Entretien avec Jean-Pierre Raffarin, sénateur de la Vienne et ancien Premier ministre.

Entretien avec Jean-Pierre Raffarin, sénateur de la Vienne et ancien Premier ministre.

Décideurs. Les gouvernances fondées sur le pouvoir sont désormais dépassées. S’affirment aujourd’hui les gouvernances fondées sur le leadership. Comment voyez-vous l’affrontement de ces deux modèles ?
Jean-Pierre Raffarin. Les gouvernances fondées sur le leadership se sont très nettement imposées et vont continuer à le faire. À cet égard, l’exemple de l’Europe est très clair. Encore récemment, elle n’était pas incarnée par un président. Son leadership n’était donc pas visible. Or, pour que le leadership porte, il faut qu’il soit incarné par quelqu’un qui a du charisme et qui communique le projet.
Aujourd’hui, le leadership n’est pas une réduction en termes de gouvernance mais un progrès. Le leader est celui qui synthétise la complexité en s’appuyant sur ses équipes. Une gouvernance fondée sur le leadership répond à la problématique du monde actuel qui est à la fois le challenge de la vitesse et celui de la complexité.

Certes, le leadership fondé sur une personnalité peut avoir des fragilités, telles que la surexposition, l’excès de personnalisation ou encore la solitude du pouvoir.
C’est pour ces raisons qu’il faut aller vers un leadership tempéré : celui d’un leader qui met en valeur ses équipes. Il s’entoure de personnalités qui accompagnent, qui équilibrent, qui tempèrent son action. Par exemple, l’entrée d’Alain Juppé dans l’équipe du chef de l’État produit selon moi un meilleur équilibre, tout comme la contribution de François Fillon ou de Jean-François Copé aux côtés du Président.
Le leader doit avoir un projet lisible et ne doit pas être jugé de façon superficielle. Quand on juge un leader sur une attitude, une phrase ou un comportement, on le caricature. Il doit être jugé sur l’adéquation entre son programme et son action. Le leader doit beaucoup travailler à la lisibilité de son action et de son projet. Le leader n’est pas un saint mais sa sagesse est d’affirmer la cohérence de sa pensée et de son action.

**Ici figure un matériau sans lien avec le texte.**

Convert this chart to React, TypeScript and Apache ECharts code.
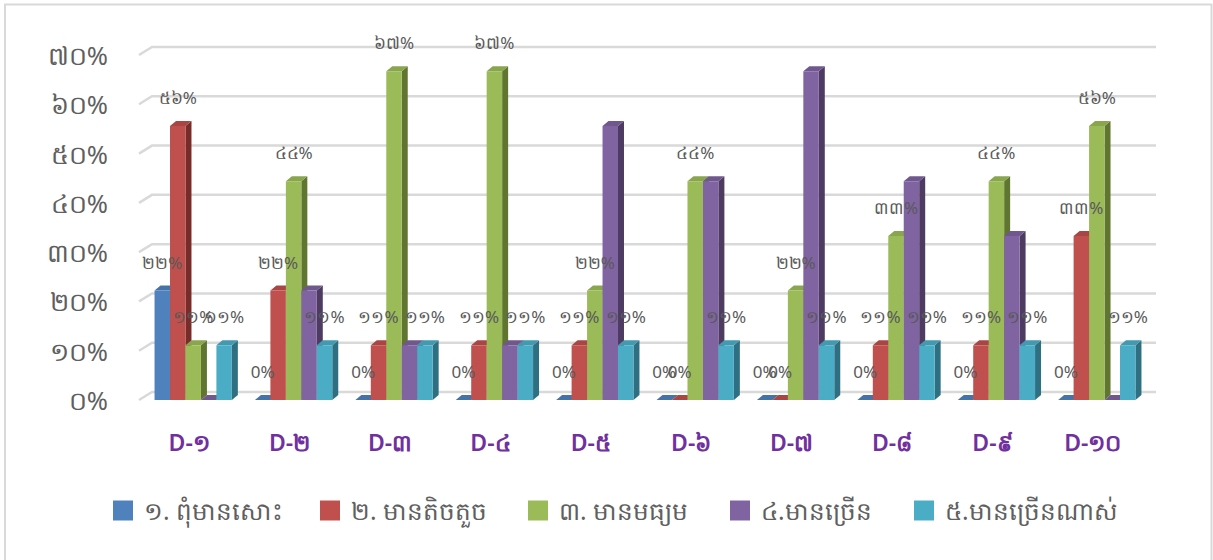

Décideurs. Quels sont les bons ingrédients d’une bonne gouvernance ? Et quels sont les pièges qui conduisent à une mauvaise gouvernance ?
J.-P. R. Il y a trois ingrédients fondamentaux : l’éthique, la cohérence et le management.
L’éthique et la cohérence sont fondamentales et impliquent de respecter le programme, le projet, les actions, les attitudes. Il faut limiter les écarts entre le programme sur lequel un politique a été élu et les actions et décisons qu’il impulse une fois au pouvoir. À titre d’exemple, on ne peut pas être pour une politique de la famille et parallèlement contre des réglementations fiscales et sociales qu’elle soutient.
Le troisième ingrédient fondamental est le management. Il faut mettre en place des processus combinant l’autorité et la décentralisation.
Certains trouveront surprenant que j’évoque l’autorité d’un côté et la décentralisation de l’autre. Mais il faut cet équilibre, ce yin et ce yang, entre autorité et décentralisation.

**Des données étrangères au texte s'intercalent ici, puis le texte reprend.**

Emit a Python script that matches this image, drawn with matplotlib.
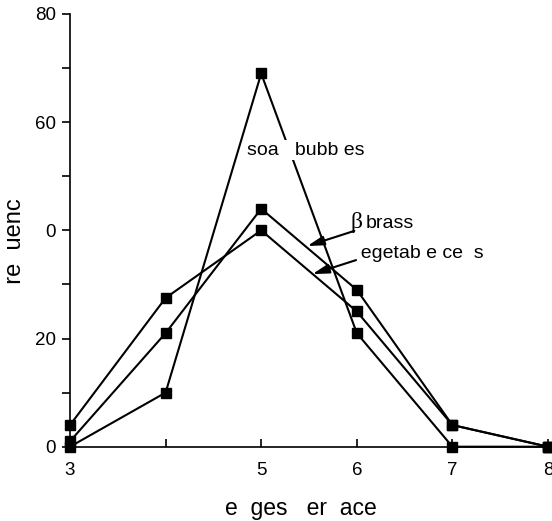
import matplotlib
matplotlib.use("Agg")
import matplotlib.pyplot as plt

plt.rcParams["font.family"] = ["Liberation Sans", "DejaVu Sans"]

# edges per face
edges = [3, 4, 5, 6, 7, 8]

# frequency (%)
soap_bubbles = [0, 10, 69, 21, 0, 0]
beta_brass = [1, 21, 44, 29, 4, 0]
vegetable_cells = [4, 27.5, 40, 25, 4, 0]

x_ticks = [3, 4, 5, 6, 7, 8]
x_tick_labels = ["3", "", "5", "6", "7", "8"]
y_ticks = [0, 10, 20, 30, 40, 50, 60, 70, 80]
y_tick_labels = ["0", "", "20", "", "0", "", "60", "", "80"]

W, H = 552, 521
fig = plt.figure(figsize=(W / 100, H / 100), dpi=100)
ax = fig.add_axes([70 / W, 1 - 446.7 / H, 478 / W, 432.7 / H])

for series in (soap_bubbles, beta_brass, vegetable_cells):
    ax.plot(edges, series, color="black", lw=1.5, marker="s", ms=7.8,
            clip_on=False, zorder=3)

ax.set_xlim(3, 8)
ax.set_ylim(0, 80)

ax.spines["top"].set_visible(False)
ax.spines["right"].set_visible(False)
ax.spines["left"].set_linewidth(1.2)
ax.spines["bottom"].set_linewidth(1.2)

ax.set_xticks(x_ticks)
ax.set_xticklabels(x_tick_labels)
ax.set_yticks(y_ticks)
ax.set_yticklabels(y_tick_labels)
ax.tick_params(axis="x", direction="in", length=6, width=1.2, pad=11, labelsize=13.5)
ax.tick_params(axis="y", direction="out", length=6, width=1.2, pad=4, labelsize=13.5)

ax.set_xlabel("e  ges   er  ace", fontsize=16.5, va="center")
ax.xaxis.set_label_coords(0.483, -0.142)
ax.set_ylabel("  re  uenc  ", fontsize=17, va="center")
ax.yaxis.set_label_coords(-0.115, 0.475)

# curve labels
ax.text(4.85, 54.8, "soa   bubb es", fontsize=14, ha="left", va="center",
        bbox=dict(facecolor="white", edgecolor="none", pad=1), zorder=4)
ax.text(5.93, 41.5, "\u03b2", fontsize=17, ha="left", va="center",
        family=["Liberation Serif", "DejaVu Serif"])
ax.text(6.09, 41.3, "brass", fontsize=14, ha="left", va="center")
ax.text(5.93, 35.7, "  egetab e ce  s", fontsize=14, ha="left", va="center")

arrow = dict(arrowstyle="-|>,head_length=1.0,head_width=0.28", color="black",
             lw=1.5, shrinkA=0, shrinkB=0)
ax.annotate("", xy=(5.482, 37.1), xytext=(5.974, 39.9), arrowprops=arrow)
ax.annotate("", xy=(5.535, 31.9), xytext=(5.992, 34.5), arrowprops=arrow)

fig.savefig("out.png", dpi=100)
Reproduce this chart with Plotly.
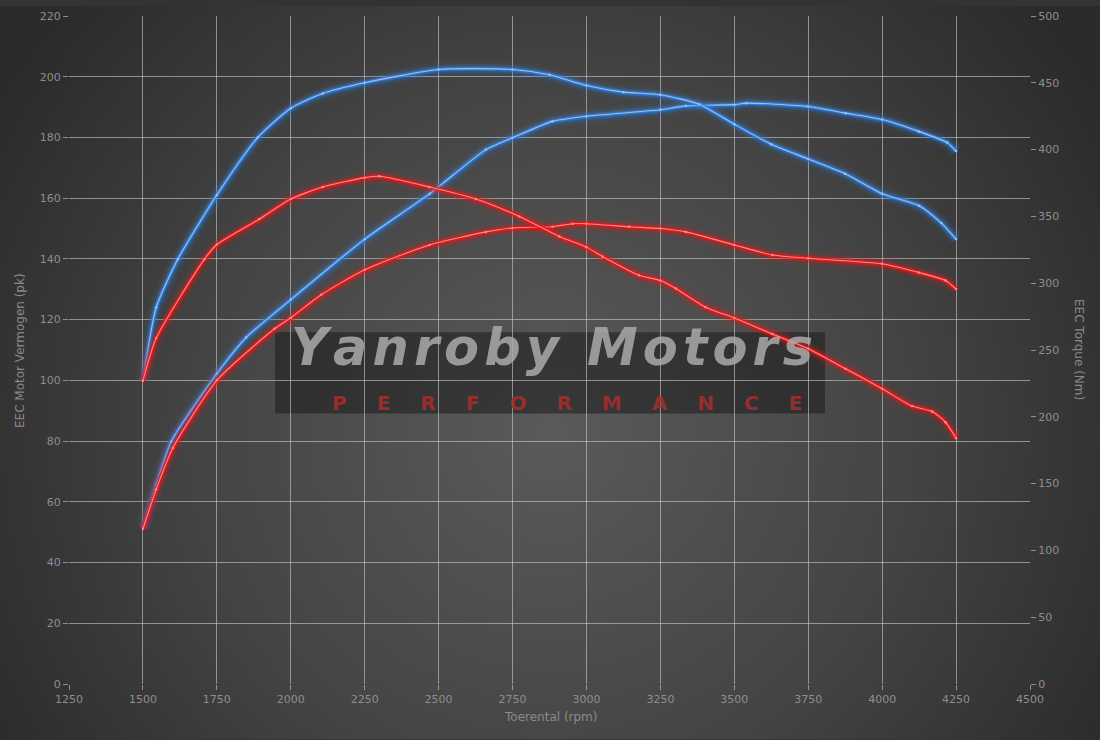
import base64
import plotly.graph_objects as go

# ---------------- data ----------------
# Original (red) torque, Nm (right axis)
red_torque_rpm = [1500, 1545, 1708, 1750, 1894, 2000, 2108, 2250, 2300, 2469, 2626, 2773, 2908, 3000,
                  3054, 3178, 3250, 3302, 3403, 3500, 3629, 3750, 3876, 4000, 4101, 4169, 4214, 4250]
red_torque_nm = [227, 259, 318, 329, 348, 363, 372, 379, 380, 372, 363, 350, 335, 327,
                 320, 306, 302, 296, 282, 274, 262, 251, 236, 221, 208, 204, 196, 184]

# Original (red) power, pk (left axis)
red_power_rpm = [1500, 1545, 1601, 1750, 1945, 2000, 2103, 2250, 2469, 2660, 2750, 2885, 2953, 3000,
                 3144, 3250, 3336, 3500, 3629, 3750, 4000, 4124, 4214, 4250]
red_power_pk = [51.1, 64.1, 77.7, 100, 117, 120.6, 128.2, 136.4, 144.6, 148.9, 150.2, 150.6, 151.6, 151.6,
                150.6, 150.0, 148.9, 144.6, 141.3, 140.2, 138.4, 135.5, 132.9, 130.1]

# Tuned (blue) torque, Nm (right axis)
blue_torque_rpm = [1500, 1545, 1618, 1750, 1888, 2000, 2108, 2250, 2500, 2750, 2875, 3000, 3125,
                   3250, 3381, 3500, 3625, 3750, 3875, 4000, 4125, 4200, 4250]
blue_torque_nm = [227, 282, 318, 366, 409, 431, 442, 450, 460, 460, 456, 448, 443,
                  441, 434, 419, 404, 393, 382, 367, 358, 345, 333]

# Tuned (blue) power, pk (left axis)
blue_power_rpm = [1500, 1545, 1596, 1750, 1849, 2000, 2250, 2469, 2660, 2750, 2885, 3000, 3250,
                  3336, 3500, 3540, 3750, 3876, 4000, 4124, 4220, 4250]
blue_power_pk = [51.6, 65.8, 79.9, 102.2, 114.1, 126.6, 146.5, 161.4, 176, 179.9, 185.3, 187, 189.1,
                 190.4, 190.8, 191.3, 190.2, 188, 185.9, 182, 178.3, 175.5]

x_ticks = list(range(1250, 4501, 250))
y_left_ticks = list(range(0, 221, 20))
y_right_ticks = list(range(0, 501, 50))

x_title = "Toerental (rpm)"
y_left_title = "EEC Motor Vermogen (pk)"
y_right_title = "EEC Torque (Nm)"
brand = "Yanroby Motors"
tagline = "PERFORMANCE"

# ---------------- figure ----------------
W, H = 1100, 740
ML, MR, MT, MB = 69, 70, 10, 56
PW, PH = W - ML - MR, H - MT - MB

fig = go.Figure()

BLUE_GLOW = "50,125,215"
BLUE_CORE = "rgb(150,195,245)"
RED_GLOW = "230,25,25"
RED_CORE = "rgb(255,135,135)"


def glow_line(xs, ys, glow, core, yaxis):
    for w, a in [(15, 0.08), (9, 0.2), (5, 0.5), (2.8, 0.85)]:
        fig.add_trace(go.Scatter(x=xs, y=ys, yaxis=yaxis, mode="lines",
                                 line=dict(color=f"rgba({glow},{a})", width=w,
                                           shape="spline", smoothing=0.6),
                                 hoverinfo="skip", showlegend=False))
    fig.add_trace(go.Scatter(x=xs, y=ys, yaxis=yaxis, mode="lines+markers",
                             line=dict(color=core, width=1.1, shape="spline", smoothing=0.6),
                             marker=dict(size=2.5, color=core),
                             showlegend=False))


glow_line(blue_torque_rpm, blue_torque_nm, BLUE_GLOW, BLUE_CORE, "y2")
glow_line(blue_power_rpm, blue_power_pk, BLUE_GLOW, BLUE_CORE, "y")
glow_line(red_torque_rpm, red_torque_nm, RED_GLOW, RED_CORE, "y2")
glow_line(red_power_rpm, red_power_pk, RED_GLOW, RED_CORE, "y")

# radial gradient background
svg = f'''<svg xmlns="http://www.w3.org/2000/svg" width="{W}" height="{H}" viewBox="0 0 {W} {H}">
<defs><radialGradient id="g" gradientUnits="userSpaceOnUse" cx="550" cy="430" r="640">
<stop offset="0" stop-color="#5a5a5a"/><stop offset="0.55" stop-color="#444444"/>
<stop offset="1" stop-color="#2b2b2b"/></radialGradient></defs>
<rect width="{W}" height="{H}" fill="url(#g)"/></svg>'''
src = "data:image/svg+xml;base64," + base64.b64encode(svg.encode()).decode()

fig.add_layout_image(dict(source=src, xref="paper", yref="paper",
                          x=-ML / PW, y=1 + MT / PH, sizex=W / PW, sizey=H / PH,
                          xanchor="left", yanchor="top", sizing="stretch", layer="below"))

GRID = "rgba(205,205,205,0.6)"
TICKF = dict(family="DejaVu Sans", size=11, color="#8e8e8e")

fig.update_layout(
    width=W, height=H,
    margin=dict(l=ML, r=MR, t=MT, b=MB),
    paper_bgcolor="#333333",
    plot_bgcolor="rgba(0,0,0,0)",
    showlegend=False,
    xaxis=dict(range=[1250, 4500], tickvals=x_ticks, showgrid=True, gridcolor=GRID, gridwidth=1,
               zeroline=False, ticks="outside", ticklen=5, tickcolor=GRID, tickfont=TICKF,
               showline=False),
    yaxis=dict(range=[0, 220], tickvals=y_left_ticks, showgrid=True, gridcolor=GRID, gridwidth=1,
               zeroline=False, ticks="outside", ticklen=5, tickcolor=GRID, tickfont=TICKF,
               showline=False),
    yaxis2=dict(range=[0, 500], tickvals=y_right_ticks, overlaying="y", side="right",
                showgrid=False, zeroline=False, ticks="outside", ticklen=5, tickcolor=GRID,
                tickfont=TICKF, showline=False),
)

# watermark box
fig.add_shape(type="rect", xref="paper", yref="paper",
              x0=(275 - ML) / PW, x1=(825 - ML) / PW,
              y0=(H - MB - 411) / PH, y1=(H - MB - 329) / PH,
              fillcolor="rgba(28,28,28,0.55)", line=dict(width=0), layer="below")


def ann(px, py, text, font, angle=0):
    fig.add_annotation(xref="paper", yref="paper", x=(px - ML) / PW, y=(H - MB - py) / PH,
                       xanchor="center", yanchor="middle", text=text, showarrow=False,
                       textangle=angle, font=font)


ann(552, 344, "\u200a".join(list(brand)),
    dict(family="DejaVu Sans", size=51, color="rgba(170,170,170,0.85)", weight="bold", style="italic"))
ann(567, 400, "\u2003\u2002".join(list(tagline)),
    dict(family="DejaVu Sans", size=20, color="rgba(170,45,45,0.85)", weight="bold"))

# axis titles
TITLEF = dict(family="DejaVu Sans", size=12, color="#8a8a8a")
ann(550, 717, x_title, TITLEF)
ann(20, 348, y_left_title, TITLEF, -90)
ann(1079, 346, y_right_title, TITLEF, 90)

fig.write_html("out.html", config={"displayModeBar": False},
               post_script="document.body.style.margin='0';document.body.style.background='#2b2b2b';")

Dans le système politique de la Ve République, le Président doit à la fois faire autorité, mais aussi décentraliser le pouvoir en s’appuyant sur son Premier ministre et sur ses ministres. L’invention du Premier ministre par Charles de Gaulle sert à protéger le Président, qui doit incarner l’essentiel. Le Premier ministre s’occupe de régler les autres problématiques qui relèvent de la direction du gouvernement. Il est contre-productif pour Nicolas Sarkozy de s’exposer trop fortement. Pour un meilleur équilibre, il convient d’appliquer des principes de management et de décentralisation, sous peine de congestion au sommet.

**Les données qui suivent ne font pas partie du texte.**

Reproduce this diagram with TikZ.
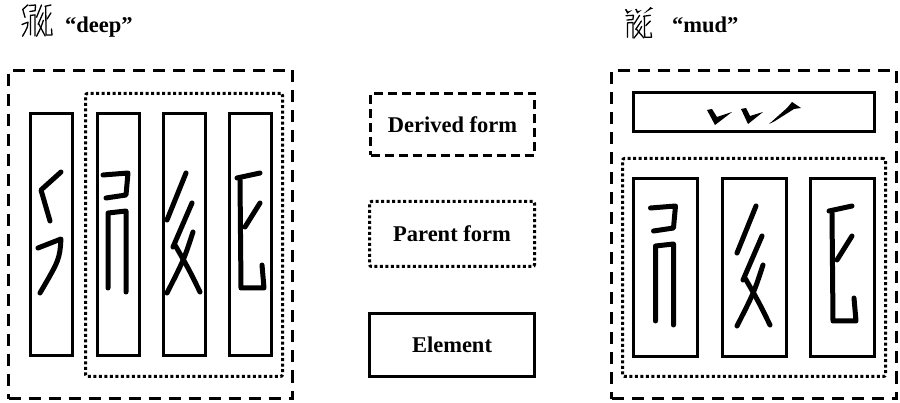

Décideurs. La réforme constitutionnelle du quinquennat de Nicolas Sarkozy a-t-elle amélioré la gouvernance de la Ve République ?
J.-P. R. Cette réforme constitutionnelle a apporté un bon rééquilibrage du rôle du Parlement. Elle n’a malheureusement pas résolu le problème de la pratique des institutions, s’agissant du rôle exact du Premier ministre. Je ne suis pas sûr que le Premier ministre doive n’être que le premier des ministres.
Je pense que notre peuple a le sang chaud. Notre culture, notre histoire sontà la fois monarchiste et régicide. C’est pour cette raison que le Premier ministre doit protéger le Président. La pratique déséquilibrée des institutions (Président/Premier ministre) fragilise l’ensemble du système.